The assumption may be the following: the Soviet historian could include in these lists of executed officers of the tsarist army in order to show the reader that the majority of tsarist officers, especially generals, were in the Soviet military service.

This assumption can be verified only by publishing in the foreign press the names listed in the lists of the Soviet historian and asking the descendants of regular officers of the Imperial Army and Guards to check the Soviet source.

From my experience of life in the USSR, which is partly described in my "Memoirs", published in the foreign press, for example, in the newspaper "Russian Life" in San Francisco, I can give several examples of officers who remained on the red side. Among them is my uncle (brother of my mother) Lavrenty Lavrentievich Buman, a black midshipman and midshipman of the fleet, manufactured in 1916. Then Bek-Agamalov, a white midshipman, midshipman of the fleet, and Kedrov, who was in the rank of captain of the 2nd rank of the Soviet fleet.

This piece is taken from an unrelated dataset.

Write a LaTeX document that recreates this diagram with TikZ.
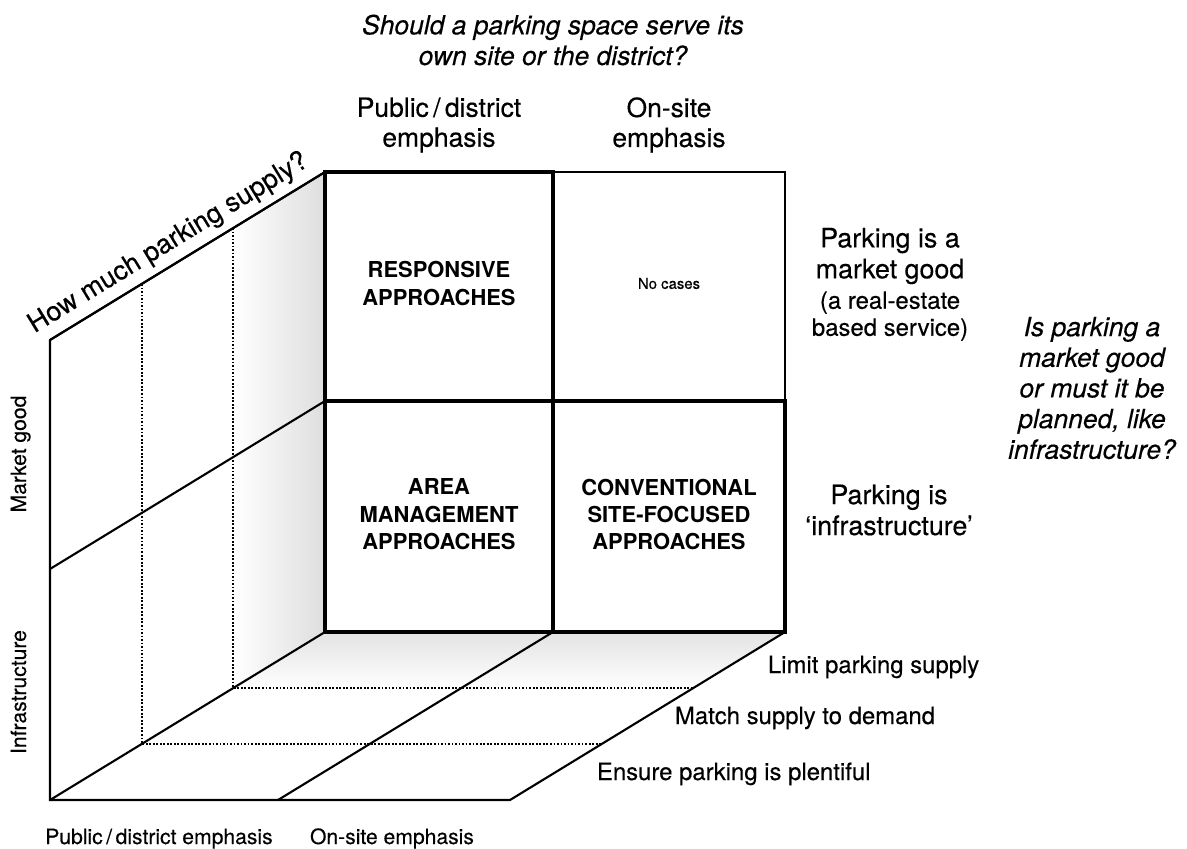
\documentclass[tikz,border=0pt]{standalone}
\usepackage{fontspec}
\setmainfont{TeX Gyre Heros}[UprightFeatures={FakeBold=0.35}, ItalicFeatures={FakeBold=0.35}]
\usepackage{xcolor}
\usepackage{tikz}
\usetikzlibrary{calc, positioning}
\tikzset{>=stealth}
\tikzset{
	edge/.style={line width=1.5pt},
	cellbox/.style={line width=2.4pt, line join=miter},
	emptybox/.style={line width=1.2pt},
	level/.style={line width=1.6pt, dash pattern=on 1.3pt off 1.2pt},
	head/.style={align=center, font=\fontsize{18.8}{21.3}\selectfont},
	question/.style={align=center, font=\fontsize{18.8}{21.8}\selectfont\itshape},
	approach/.style={align=center, font=\fontsize{15.6}{19.5}\selectfont\bfseries},
	rowlabel/.style={align=center, font=\fontsize{19.1}{22}\selectfont},
	rownote/.style={align=center, font=\fontsize{17}{19.2}\selectfont},
	supply/.style={anchor=base west, font=\fontsize{17}{20}\selectfont},
	axislabel/.style={anchor=base, font=\fontsize{15}{18}\selectfont}
}

\begin{document}
\begin{tikzpicture}[x=0.025cm, y=-0.025cm]
	\useasboundingbox (0,0) rectangle (1187,848);
	\coordinate (tl) at (325,172); \coordinate (tm) at (553,172); \coordinate (tr) at (785,172);
	\coordinate (ml) at (325,401); \coordinate (mm) at (553,401); \coordinate (mr) at (785,401);
	\coordinate (bl) at (325,632); \coordinate (bm) at (553,632); \coordinate (br) at (785,632);
	\coordinate (wt) at (50,340); \coordinate (wm) at (50,569);
	\coordinate (fl) at (50,800); \coordinate (fm) at (278,800); \coordinate (fr) at (510,800);

	\shade [left color=white, right color=black!13] ($(tl)!1/3!(wt)$) -- (tl) -- (bl) -- ($(bl)!1/3!(fl)$) -- cycle;
	\shade [top color=black!11, bottom color=white] (bl) -- (br) -- ($(br)!1/3!(fr)$) -- ($(bl)!1/3!(fl)$) -- cycle;

	\draw [level] ($(tl)!1/3!(wt)$) -- ($(bl)!1/3!(fl)$) -- ($(br)!1/3!(fr)$);
	\draw [level] ($(tl)!2/3!(wt)$) -- ($(bl)!2/3!(fl)$) -- ($(br)!2/3!(fr)$);

	\draw [edge] (wt) -- node [sloped, above=1.5pt, pos=0.47, font=\fontsize{19.1}{22}\selectfont] (howmuch) {How much parking supply?} (tl);
	\draw [edge] (wm) -- (ml);
	\draw [edge] (tl) -- (wt) -- (fl) -- (fr) -- (br);
	\draw [edge] (fl) -- (bl);
	\draw [edge] (fm) -- (bm);

	\draw [emptybox] (tm) -- (tr) -- (mr);
	\draw [cellbox] (tl) rectangle (mm);
	\draw [cellbox] (ml) rectangle (bm);
	\draw [cellbox] (mm) rectangle (br);

	\node [approach] (responsive) at ($(tl)!0.5!(mm)+(0,-3)$) {RESPONSIVE\\APPROACHES};
	\node [font=\fontsize{10.6}{12}\selectfont] (nocases) at ($(tm)!0.5!(mr)+(0,-3)$) {No cases};
	\node [approach] (area) at ($(ml)!0.5!(bm)+(0,-2)$) {AREA\\MANAGEMENT\\APPROACHES};
	\node [approach] (conventional) at ($(mm)!0.5!(br)+(0,-2)$) {CONVENTIONAL\\SITE-FOCUSED\\APPROACHES};

	\node [question] (sitequestion) at (553,40) {Should a parking space serve its\\own site or the district?};
	\node [head] (districthead) at (439,125) {Public\,/\,district\\emphasis};
	\node [head] (onsitehead) at (669,125) {On-site\\emphasis};

	\node [rowlabel] (marketrow) at (890,256) {Parking is a\\market good};
	\node [rownote, below=-2pt of marketrow] (marketnote) {(a real-estate\\based service)};
	\node [rowlabel] (infrarow) at (889,510) {Parking is\\`infrastructure'};
	\node [question] (goodquestion) at (1092,388) {Is parking a\\market good\\or must it be\\planned, like\\infrastructure?};

	\node [supply] (limit) at (763,673) {Limit parking supply};
	\node [supply] (match) at (670,724) {Match supply to demand};
	\node [supply] (ensure) at (592,780) {Ensure parking is plentiful};

	\node [axislabel] (districtfoot) at (159,844) {Public\,/\,district emphasis};
	\node [axislabel] (onsitefoot) at (392,844) {On-site emphasis};
	\node [axislabel, rotate=90] (marketside) at (26,454) {Market good};
	\node [axislabel, rotate=90] (infraside) at (26,692) {Infrastructure};
\end{tikzpicture}
\end{document}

All three hated Soviet power. All three were teachers at the Tolmachev Military-Political Academy in Petrograd. None of them was a member of the Communist Party of the USSR.

My uncle Buman stayed on the red side due to inertia. He lived in Petrograd in 1917, got married and could not or did not want to run south with his young wife and did not go into politics. He was mobilized by the Reds in 1918 to the Volga Flotilla, then he was a civilian for many years, and then entered the academy mentioned, from which he was soon dismissed for correspondence with foreign countries.

Agamalov and Kedrov continued to serve at the academy, but they stopped meeting my uncle after he was fired. I will also mention Bellevich, a naval officer whom I met in 1935 in Vladivostok, where he commanded the schooner Rabotnitsa in the position of an exile. He later died in the gold mines in Kolyma.

Thus, even from my very narrow circle of acquaintances in Soviet Petrograd, it is clear that the military of the tsarist time remained in the USSR and, apparently, there really were a lot of them.